Henry Moore Comes Home, an exhibition of prints by Henry Moore, one of the best-loved UK artists of the 20th century, opened at the British Council’s headquarters in London on 1 December 2015.

Henry Moore Comes Home builds on the two-year tour of another exhibition, Henry Moore – the Printmaker that previously visited Kazakhstan where it was on display at the A.Kasteev State Museum of Arts in Almaty from 27 January – 27 February 2014.

During the tour to Kazakhstan and six other countries, Henry Moore – the Printmaker was seen by a total of 80,000 people, and revealed personal stories of local artists, curators, visitors and museums that have been influenced by Henry Moore over the past seven decades.

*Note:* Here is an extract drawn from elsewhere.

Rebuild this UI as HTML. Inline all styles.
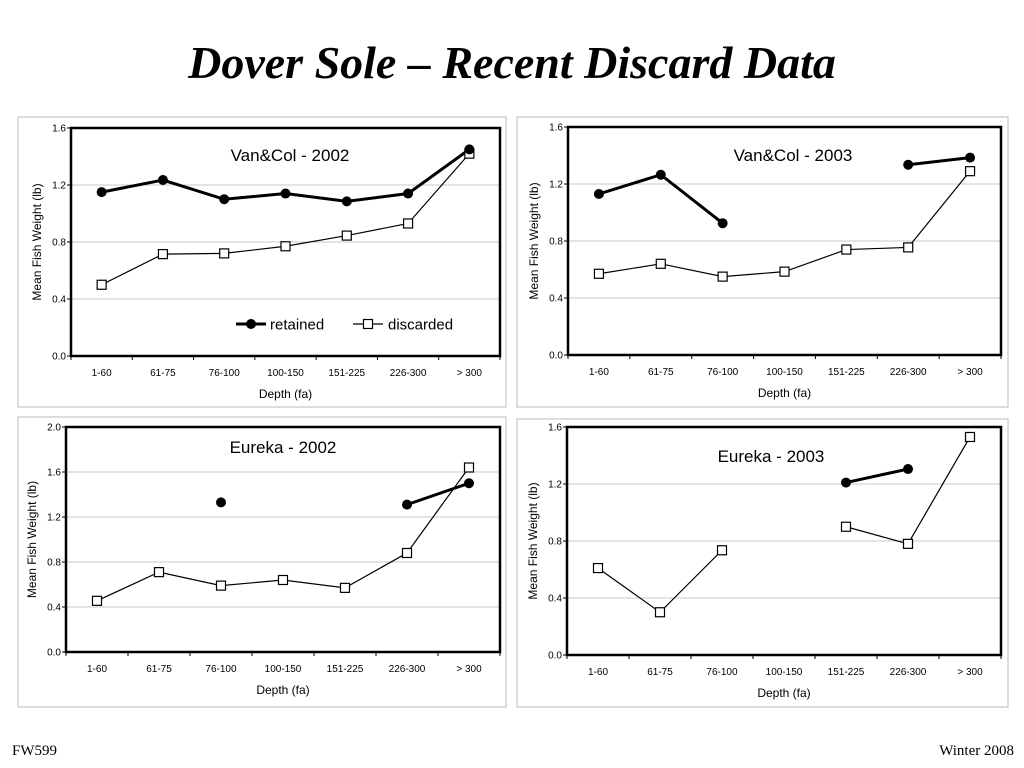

Henry Moore Comes Home explores the artist’s enduring international influence, as well as the main themes that can be found in Henry Moore’s graphics and sculpture.

Mastering the art of printmaking

As part of the educational programme around Henry Moore – the Printmaker, UK artist Sarah Gillett led printmaking workshops in Almaty in February 2014. We spoke to Sarah about her impressions about the Museum and the workshops:

“On an apple tree lined avenue in Almaty, the State Museum of Arts is a grand building showing the best of Kazakh fine art as well as sculpture and graphics of Soviet realism from the 1970s. I think Moore would have loved the museum and its ethnographic objects so it was the perfect venue for the Henry Moore exhibition and workshops.

The workshops explored one of Moore’s greatest fascinations: the relationship between the artist, the figure and the landscape.

It attracted the most diverse range of people of all the countries involved in the tour: art critics and journalists, professors, architects, costume designers, film producers, students, museum curators, teachers and artists. 

Students studied the Moore works and drew onto the paper carefully placed on top of sheets of inked plastic. We played with our results, cutting up and reassembling prints and drawings to make a series of Moore ‘pop-ups’, sculptural objects that we arranged together, photographed and posted onto Instagram.”

– from Sarah Gillett’s interview to the British Council, October 2015.